Work instructions: From the records below, print only the part that opens with the line containing "Reproduce this chart with Altair." and closes with the line containing "xscale = alt.Scale(domain=[0, 43], nice=False)"; omit the pictures.

-- START OF Data shown --

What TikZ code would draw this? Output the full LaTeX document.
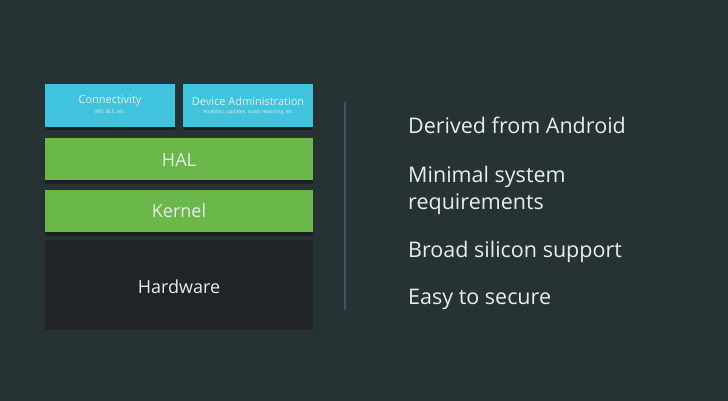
\documentclass[tikz,border=0pt]{standalone}
\usepackage{fontspec}
\setmainfont{Open Sans}
\usepackage{tikz}
\tikzset{>=stealth}
\definecolor{slidebg}{RGB}{38,50,51}
\definecolor{cyanbox}{RGB}{64,196,222}
\definecolor{greenbox}{RGB}{106,184,74}
\definecolor{hwbox}{RGB}{33,36,39}
\definecolor{boxshadow}{RGB}{28,34,36}
\definecolor{divider}{RGB}{58,88,98}
\definecolor{lighttext}{RGB}{232,236,236}
\tikzset{
    boxtext/.style={text=lighttext,inner sep=0pt},
    pointtext/.style={text=lighttext,inner sep=0pt,anchor=base west,font=\fontsize{21.5}{26}\selectfont}
}

\begin{document}
\begin{tikzpicture}[x=1pt,y=-1pt]
    \fill[slidebg] (0,0) rectangle (728,401);

    % top row
    \fill[boxshadow] (45,86) rectangle (175,130);
    \fill[cyanbox] (45,84) rectangle (175,127);
    \fill[boxshadow] (183,86) rectangle (313,130);
    \fill[cyanbox] (183,84) rectangle (313,127);
    \node[boxtext,font=\fontsize{11}{13}\selectfont] (conn) at (110,101) {Connectivity};
    \node[boxtext,font=\fontsize{5}{6}\selectfont] (connsub) at (110,112) {Wifi, BLE, etc.};
    \node[boxtext,font=\fontsize{11}{13}\selectfont] (admin) at (248,101) {Device Administration};
    \node[boxtext,font=\fontsize{5}{6}\selectfont] (adminsub) at (248,112) {Analytics, updates, crash reporting, etc};

    % HAL and kernel
    \fill[boxshadow] (45,140) rectangle (313,184);
    \fill[greenbox] (45,138) rectangle (313,180);
    \node[boxtext,font=\fontsize{18}{21}\selectfont] (hal) at (179,160) {HAL};
    \fill[boxshadow] (45,192) rectangle (313,236);
    \fill[greenbox] (45,190) rectangle (313,232);
    \node[boxtext,font=\fontsize{18}{21}\selectfont] (kernel) at (179,211) {Kernel};

    % hardware
    \fill[hwbox] (45,240) rectangle (313,330);
    \node[boxtext,font=\fontsize{18}{21}\selectfont] (hw) at (179,287) {Hardware};

    \draw[divider,line width=1.5pt] (345,102) -- (345,310);

    \node[pointtext] (p1) at (408,134) {Derived from Android};
    \node[pointtext] (p2) at (408,182) {Minimal system};
    \node[pointtext] (p3) at (408,209) {requirements};
    \node[pointtext] (p4) at (408,257) {Broad silicon support};
    \node[pointtext] (p5) at (408,304) {Easy to secure};
\end{tikzpicture}
\end{document}
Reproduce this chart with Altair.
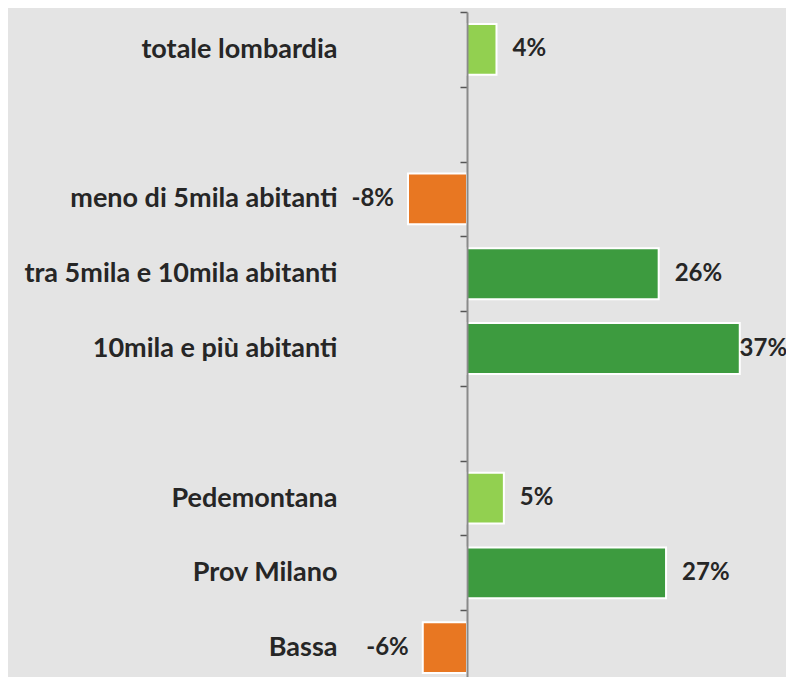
import altair as alt
import pandas as pd

categories = ["totale lombardia", " ", "meno di 5mila abitanti",
              "tra 5mila e 10mila abitanti", "10mila e più abitanti", "  ",
              "Pedemontana", "Prov Milano", "Bassa"]
values = [4, None, -8, 26, 37, None, 5, 27, -6]
groups = ["chiaro", None, "negativo", "scuro", "scuro", None, "chiaro", "scuro", "negativo"]

group_names = ["chiaro", "scuro", "negativo"]
group_colors = ["#92d050", "#3d9b3f", "#e87722"]

df = pd.DataFrame({"cat": categories, "v": values, "g": groups}).dropna()

FONT = "Lato"
BG = "#e4e4e4"
TXT = "#262626"

yscale = alt.Scale(domain=categories, range=[0, 673], paddingInner=0.32, paddingOuter=0.16)
xscale = alt.Scale(domain=[0, 43], nice=False)

y = alt.Y(
    "cat:N",
    scale=yscale,
    axis=alt.Axis(
        title=None, domainColor="#8a8a8a", domainWidth=2, tickColor="#555555",
        tickWidth=1.5, tickSize=7, tickOffset=-37.39, labelOffset=37.39,
        labelPadding=123, labelLimit=500, labelFont=FONT, labelFontSize=27,
        labelFontWeight="bold", labelColor=TXT, zindex=1,
    ),
)

base = alt.Chart(df)

bars = base.mark_bar(stroke="white", strokeWidth=2).encode(
    x=alt.X("v:Q", scale=xscale, axis=None),
    color=alt.Color("g:N", scale=alt.Scale(domain=group_names, range=group_colors), legend=None),
)

label_expr = "(datum.v < 0 ? '-' : '') + abs(datum.v) + '%'"

pos = base.transform_filter("datum.v > 0").transform_calculate(
    lx="min(datum.v, 34.8)", t=label_expr
).mark_text(align="left", baseline="middle", dx=16, font=FONT, fontSize=24,
            fontWeight="bold", color=TXT).encode(
    x=alt.X("lx:Q", scale=xscale, axis=None),
    text="t:N",
)

neg = base.transform_filter("datum.v < 0").transform_calculate(
    t=label_expr
).mark_text(align="right", baseline="middle", dx=-14, font=FONT, fontSize=24,
            fontWeight="bold", color=TXT).encode(
    x=alt.X("v:Q", scale=xscale, axis=None),
    text="t:N",
)

chart = alt.layer(bars, pos, neg).encode(y=y).properties(
    width=317, height=665,
    autosize=alt.AutoSizeParams(type="none"),
    padding={"left": 459, "top": 4, "right": 2, "bottom": 0},
    background=BG,
).configure_view(stroke=None)

chart.save("out.html", embed_options={"renderer": "svg", "actions": False})
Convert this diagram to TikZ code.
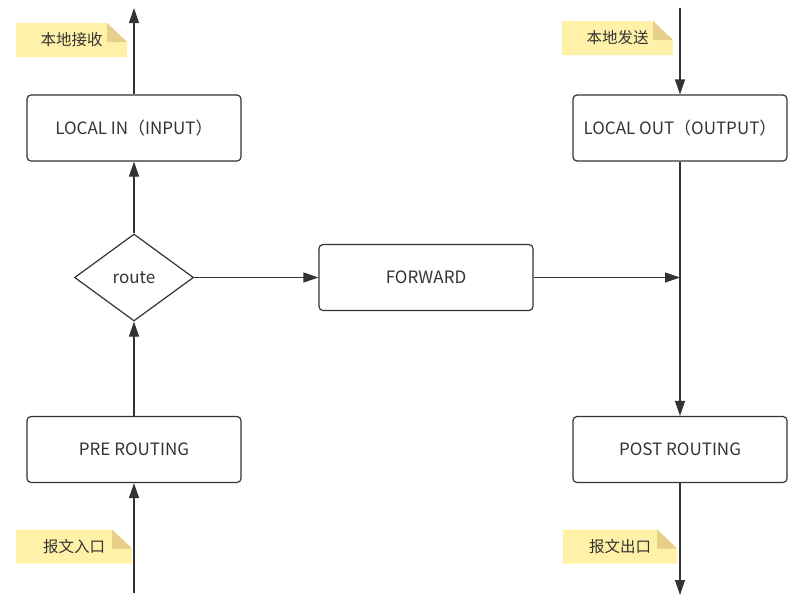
\documentclass[tikz,border=0pt]{standalone}
\usepackage{fontspec}
\setmainfont{Noto Sans CJK SC}
\usetikzlibrary{shapes.geometric,arrows.meta}
\definecolor{ink}{HTML}{333333}
\definecolor{notefill}{HTML}{FFF2A8}
\definecolor{foldfill}{HTML}{E6D089}
\begin{document}
\begin{tikzpicture}[x=1pt, y=-1pt,
  every node/.style={font=\fontsize{17}{19}\selectfont, text=ink},
  box/.style={draw=ink, line width=1.2pt, rounded corners=4pt, minimum width=214pt, minimum height=66pt, inner sep=0pt},
  choice/.style={draw=ink, line width=1.2pt, diamond, minimum width=119pt, minimum height=87pt, inner sep=0pt},
  note/.style={minimum width=#1, minimum height=34pt, inner sep=0pt, font=\fontsize{15.5}{17}\selectfont,
    path picture={
      \fill[notefill] (path picture bounding box.south west) -- (path picture bounding box.north west)
        -- ([xshift=-20pt]path picture bounding box.north east) -- ([yshift=-19pt]path picture bounding box.north east)
        -- (path picture bounding box.south east) -- cycle;
      \fill[foldfill] ([xshift=-20pt]path picture bounding box.north east) -- ([xshift=-20pt,yshift=-19pt]path picture bounding box.north east)
        -- ([yshift=-19pt]path picture bounding box.north east) -- cycle;}},
  flow/.style={draw=ink, line width=1.2pt, -{Triangle[length=15pt,width=10pt]}}]

\useasboundingbox (0,0) rectangle (803,603);

\node[box] (in) at (134,128) {LOCAL IN（INPUT）};
\node[box] (out) at (680,128) {LOCAL OUT（OUTPUT）};
\node[box] (fwd) at (426,277.5) {FORWARD};
\node[box] (pre) at (134,449.5) {PRE ROUTING};
\node[box] (post) at (680,449.5) {POST ROUTING};
\node[choice] (route) at (134,277.5) {route};

\node[note=111pt] (recv) at (71.5,40) {本地接收};
\node[note=111pt] (send) at (617.5,38) {本地发送};
\node[note=116pt] (entry) at (74,546.5) {报文入口};
\node[note=114pt] (exit) at (620,546.5) {报文出口};

\coordinate (inTop) at (134,8);
\coordinate (inBot) at (134,593);
\coordinate (outTop) at (680,8);
\coordinate (outBot) at (680,595);
\coordinate (merge) at (680,277.5);

\foreach \a/\b in {inBot/pre, pre/route, route/in, in/inTop, outTop/out, out/post, post/outBot} {\draw[flow] (\a) -- (\b);}
\draw[flow] (route) -- (fwd);
\draw[flow] (fwd) -- (merge);

\end{tikzpicture}
\end{document}
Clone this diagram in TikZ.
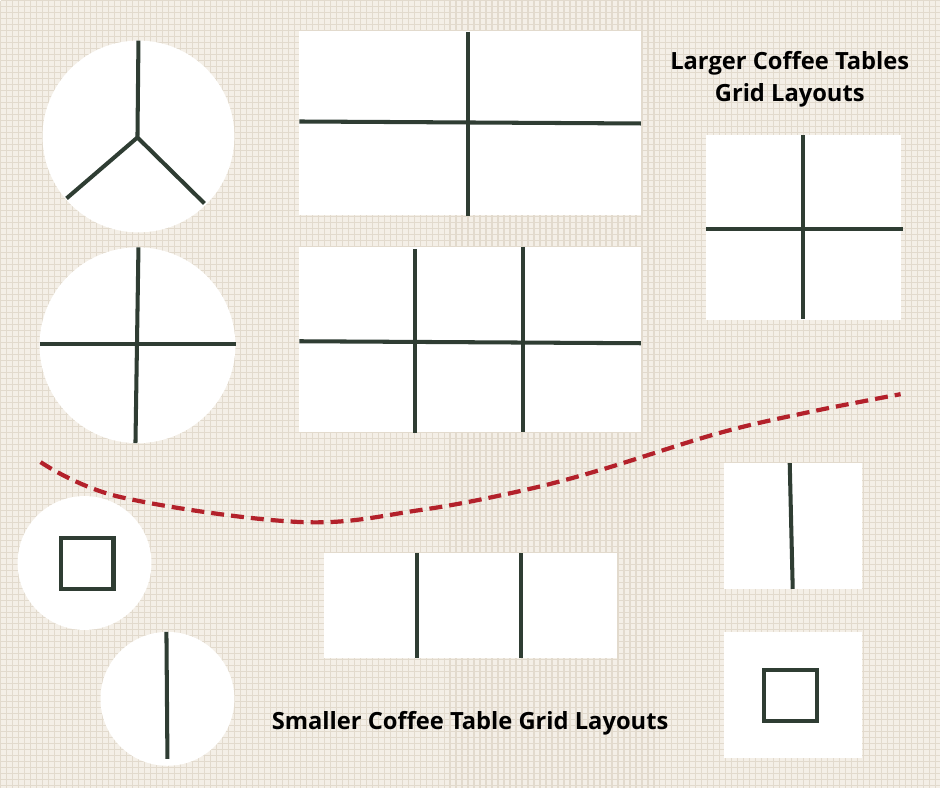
\documentclass[tikz,border=0pt]{standalone}
\usepackage{fontspec}
\setmainfont{Open Sans}
\usepackage{tikz}
\usetikzlibrary{calc}
\definecolor{burlap}{HTML}{F4EFE7}
\definecolor{weave}{HTML}{E2DACD}
\definecolor{slate}{HTML}{2F3D33}
\definecolor{brick}{HTML}{B3212B}
\tikzset{
  tabletop/.style={fill=white,draw=none},
  divider/.style={draw=slate,line width=2.3pt},
  heading/.style={font=\fontsize{13.5}{18}\selectfont\bfseries,text=black,align=center},
}

\begin{document}
\begin{tikzpicture}[x=0.02cm,y=-0.02cm]
  \fill[burlap] (0,0) rectangle (940,788);
  \foreach \k in {0,6,...,936} \draw[weave,line width=0.7pt] (\k,0) -- (\k,788);
  \foreach \k in {0,6,...,786} \draw[weave,line width=0.5pt] (0,\k) -- (940,\k);
  \useasboundingbox (0,0) rectangle (940,788);
  % round tables, left column
  \fill[tabletop] (138,136) circle (96);
  \draw[divider] (138,40) -- (137,137) -- (66,198);
  \draw[divider] (137,137) -- (204,203);
  \fill[tabletop] (137,345) circle (98);
  \draw[divider] (39,344) -- (236,344);
  \draw[divider] (138,247) -- (135,443);
  % long tables
  \fill[tabletop] (299,30) rectangle (641,215);
  \draw[divider] (299,121) -- (641,123);
  \draw[divider] (468,31) -- (468,216);
  \fill[tabletop] (299,247) rectangle (641,432);
  \draw[divider] (299,341) -- (641,343);
  \draw[divider] (415,249) -- (415,433);
  \draw[divider] (523,247) -- (523,432);
  % square table
  \fill[tabletop] (706,135) rectangle (901,320);
  \draw[divider] (706,229) -- (903,229);
  \draw[divider] (803,135) -- (803,319);
  \node[heading] (largetitle) at (790,79) {Larger Coffee Tables\\Grid Layouts};
  % split between large and small
  \draw[brick,line width=2.4pt,dash pattern=on 0.26cm off 0.14cm]
    plot[smooth,tension=0.6] coordinates {(40,462) (120,497) (300,522) (420,510) (520,491) (600,470) (719,433) (809,412) (901,394)};
  % small tables
  \fill[tabletop] (84,563) circle (67);
  \draw[divider] (60,538) rectangle (113,589);
  \fill[tabletop] (167,699) circle (67);
  \draw[divider] (166,632) -- (167,759);
  \fill[tabletop] (324,553) rectangle (617,658);
  \draw[divider] (417,553) -- (417,658);
  \draw[divider] (521,553) -- (521,658);
  \fill[tabletop] (724,463) rectangle (862,589);
  \draw[divider] (790,463) -- (793,589);
  \fill[tabletop] (724,632) rectangle (862,758);
  \draw[divider] (764,670) rectangle (817,721);
  \node[heading] (smalltitle) at (470,723) {Smaller Coffee Table Grid Layouts};
\end{tikzpicture}
\end{document}
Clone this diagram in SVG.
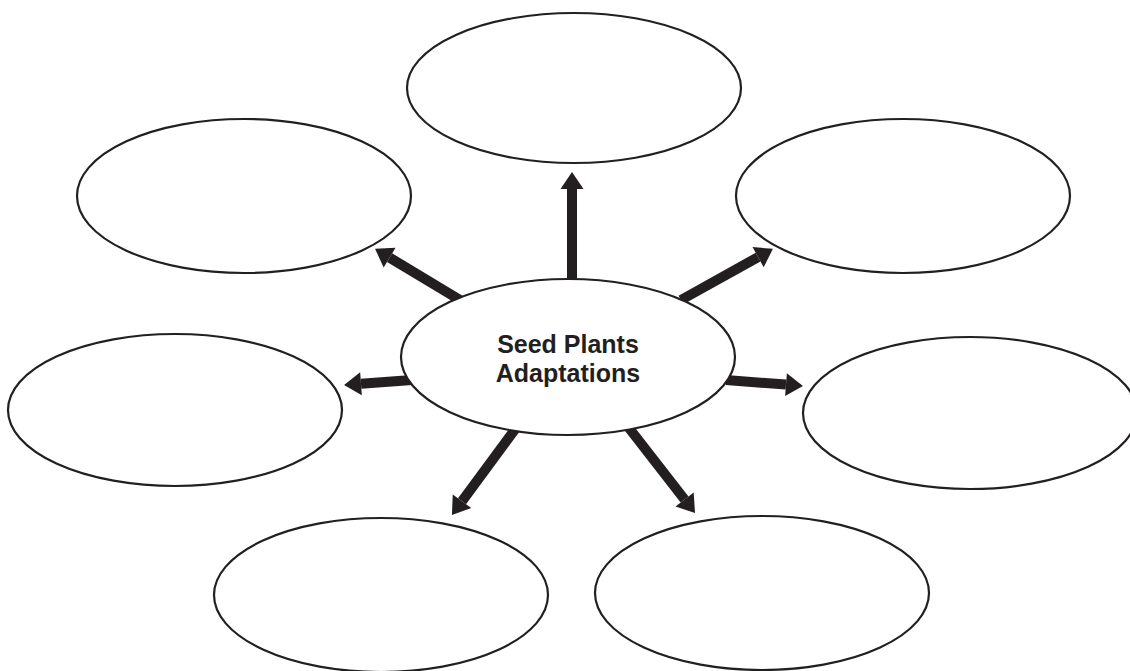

-- END OF Data shown --

Output below:
Reproduce this chart with Altair.
import altair as alt
import pandas as pd

categories = ["totale lombardia", " ", "meno di 5mila abitanti",
              "tra 5mila e 10mila abitanti", "10mila e più abitanti", "  ",
              "Pedemontana", "Prov Milano", "Bassa"]
values = [4, None, -8, 26, 37, None, 5, 27, -6]
groups = ["chiaro", None, "negativo", "scuro", "scuro", None, "chiaro", "scuro", "negativo"]

group_names = ["chiaro", "scuro", "negativo"]
group_colors = ["#92d050", "#3d9b3f", "#e87722"]

df = pd.DataFrame({"cat": categories, "v": values, "g": groups}).dropna()

FONT = "Lato"
BG = "#e4e4e4"
TXT = "#262626"

yscale = alt.Scale(domain=categories, range=[0, 673], paddingInner=0.32, paddingOuter=0.16)
xscale = alt.Scale(domain=[0, 43], nice=False)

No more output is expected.